**To do**: Answer with a single number: the count of lines that include the string "this".

**Material to process**:
■ ■ ■ ■ ■
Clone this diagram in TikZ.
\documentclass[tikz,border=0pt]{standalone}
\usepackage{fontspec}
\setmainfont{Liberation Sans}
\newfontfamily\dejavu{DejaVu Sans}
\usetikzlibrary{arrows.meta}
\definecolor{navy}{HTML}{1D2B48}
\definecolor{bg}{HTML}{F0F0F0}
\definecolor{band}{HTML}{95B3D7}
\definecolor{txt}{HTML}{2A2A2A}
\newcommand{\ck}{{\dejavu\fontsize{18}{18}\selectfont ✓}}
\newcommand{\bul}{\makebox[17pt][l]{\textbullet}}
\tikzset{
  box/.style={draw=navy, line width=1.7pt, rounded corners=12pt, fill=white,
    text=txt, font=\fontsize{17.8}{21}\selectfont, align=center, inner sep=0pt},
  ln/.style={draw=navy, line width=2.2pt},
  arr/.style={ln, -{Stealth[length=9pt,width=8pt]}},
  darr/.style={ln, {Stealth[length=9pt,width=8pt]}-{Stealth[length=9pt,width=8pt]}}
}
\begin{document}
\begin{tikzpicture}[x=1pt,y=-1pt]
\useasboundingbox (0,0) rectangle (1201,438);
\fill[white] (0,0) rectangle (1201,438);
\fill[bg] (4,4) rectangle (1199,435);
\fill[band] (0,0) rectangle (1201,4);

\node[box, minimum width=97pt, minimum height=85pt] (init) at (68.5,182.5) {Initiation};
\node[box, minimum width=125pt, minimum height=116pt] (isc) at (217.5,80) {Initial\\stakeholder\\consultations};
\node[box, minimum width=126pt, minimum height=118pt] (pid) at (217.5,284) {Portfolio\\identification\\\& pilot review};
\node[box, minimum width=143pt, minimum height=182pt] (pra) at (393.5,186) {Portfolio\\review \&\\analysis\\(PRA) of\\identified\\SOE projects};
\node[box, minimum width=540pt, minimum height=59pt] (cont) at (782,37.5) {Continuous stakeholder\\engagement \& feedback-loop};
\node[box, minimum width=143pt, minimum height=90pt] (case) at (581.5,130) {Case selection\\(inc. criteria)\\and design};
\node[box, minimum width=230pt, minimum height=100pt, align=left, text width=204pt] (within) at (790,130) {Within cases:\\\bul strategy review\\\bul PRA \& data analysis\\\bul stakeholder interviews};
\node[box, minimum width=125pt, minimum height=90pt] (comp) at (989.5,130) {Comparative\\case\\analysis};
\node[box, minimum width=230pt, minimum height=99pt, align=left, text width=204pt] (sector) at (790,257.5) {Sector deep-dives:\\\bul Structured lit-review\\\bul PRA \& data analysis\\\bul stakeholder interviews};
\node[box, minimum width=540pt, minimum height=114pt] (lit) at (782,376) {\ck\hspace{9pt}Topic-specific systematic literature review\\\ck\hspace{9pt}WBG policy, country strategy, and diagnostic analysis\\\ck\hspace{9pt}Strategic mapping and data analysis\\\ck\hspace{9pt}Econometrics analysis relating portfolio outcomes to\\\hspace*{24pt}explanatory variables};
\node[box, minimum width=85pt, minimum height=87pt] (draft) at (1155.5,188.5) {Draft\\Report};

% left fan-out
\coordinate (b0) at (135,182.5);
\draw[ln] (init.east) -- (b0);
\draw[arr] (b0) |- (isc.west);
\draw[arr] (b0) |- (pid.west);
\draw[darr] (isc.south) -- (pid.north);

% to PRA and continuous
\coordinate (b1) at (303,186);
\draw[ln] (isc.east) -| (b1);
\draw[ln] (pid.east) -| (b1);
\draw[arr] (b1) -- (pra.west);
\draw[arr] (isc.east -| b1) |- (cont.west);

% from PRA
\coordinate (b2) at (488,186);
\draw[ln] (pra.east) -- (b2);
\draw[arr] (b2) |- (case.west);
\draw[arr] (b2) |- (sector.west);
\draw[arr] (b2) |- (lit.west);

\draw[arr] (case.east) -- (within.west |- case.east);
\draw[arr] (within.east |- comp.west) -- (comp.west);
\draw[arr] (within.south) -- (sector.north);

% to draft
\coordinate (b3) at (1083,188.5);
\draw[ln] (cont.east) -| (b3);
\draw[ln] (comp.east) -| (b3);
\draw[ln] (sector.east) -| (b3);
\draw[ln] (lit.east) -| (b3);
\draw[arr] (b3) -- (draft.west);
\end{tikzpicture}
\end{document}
■ ■ ■ ■ ■
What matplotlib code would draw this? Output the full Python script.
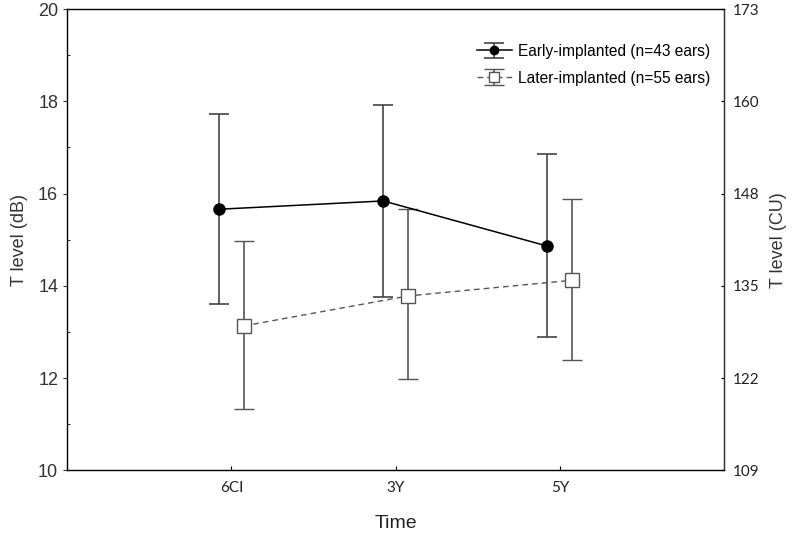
■ ■ ■ ■ ■
**Solution**: 2